I am looking to purchase the Epson 3020 or the new 3500 projector. My question is, what do you all believe is too big as far as screen size? Even though the projector claims to project 300" at what size do you all believe the picture will be affected? I'm considering anywhere between 110 and 130" screen. Please help !!! Thanks


----------



## Mike Edwards (Mar 10, 2011)

Dream Theater said:


> I am looking to purchase the Epson 3020 or the new 3500 projector. My question is, what do you all believe is too big as far as screen size? Even though the projector claims to project 300" at what size do you all believe the picture will be affected? I'm considering anywhere between 110 and 130" screen. Please help !!! Thanks


What size room? 130 is very doable. Most people start to see the projector straining at above 160 inches


----------



## Dream Theater (Sep 14, 2014)

Mike Edwards said:


> What size room? 130 is very doable. Most people start to see the projector straining at above 160 inches


The room is 28 x13 and it's in the basement which is very dark. It will be a bit smaller once the room is completely framed, but you get the gist. The only option I have is to put the back row of seating pretty close to the back was so I want the screen to be a pretty good size. 130 is what I was actually shooting for, but I was afraid that may be too big. Based on what your telling me it sounds like I may be ok.


----------



## Dream Theater (Sep 14, 2014)

Back wall is what I meant.


----------



## Heath Cunningham (Jun 28, 2014)

Dream Theater said:


> The room is 28 x13 and it's in the basement which is very dark. It will be a bit smaller once the room is completely framed, but you get the gist. The only option I have is to put the back row of seating pretty close to the back was so I want the screen to be a pretty good size. 130 is what I was actually shooting for, but I was afraid that may be too big. Based on what your telling me it sounds like I may be ok.

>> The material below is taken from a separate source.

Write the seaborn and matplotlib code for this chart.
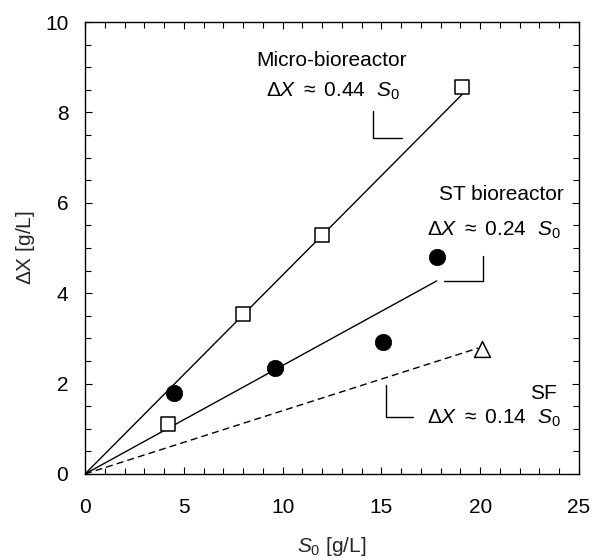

length seems to be perfect for that size screen, although the width is fairly tight, doesn't leave much room for the left/right speakers, not ideal to have them hard against the side wall, could make them sound boomy.
Unless you run a perforated screen with the speakers behind or in wall speakers. 
Be also careful of ceiling hight when running bulkheads or front sound stage, this could also make things difficult with a 16:9 screen at that size. Hope it helps, good luck with your choice


----------



## NBPk402 (Feb 21, 2012)

I would go with an AT screen, and make it the whole 13' wide wall. Once you have the screen setup with the speakers behind it... I would then setup the projector and see what size you are happiest with, and mask off the remaining areas of the screen. I like this route as it means you will never need another screen when you decide you want a larger one. I have went from 4x3 8', 4x3 10', 16x9 106", 16x9 134", to out current scope 195" screen in which we are using 180" diagonal for our 2.35 movies.


----------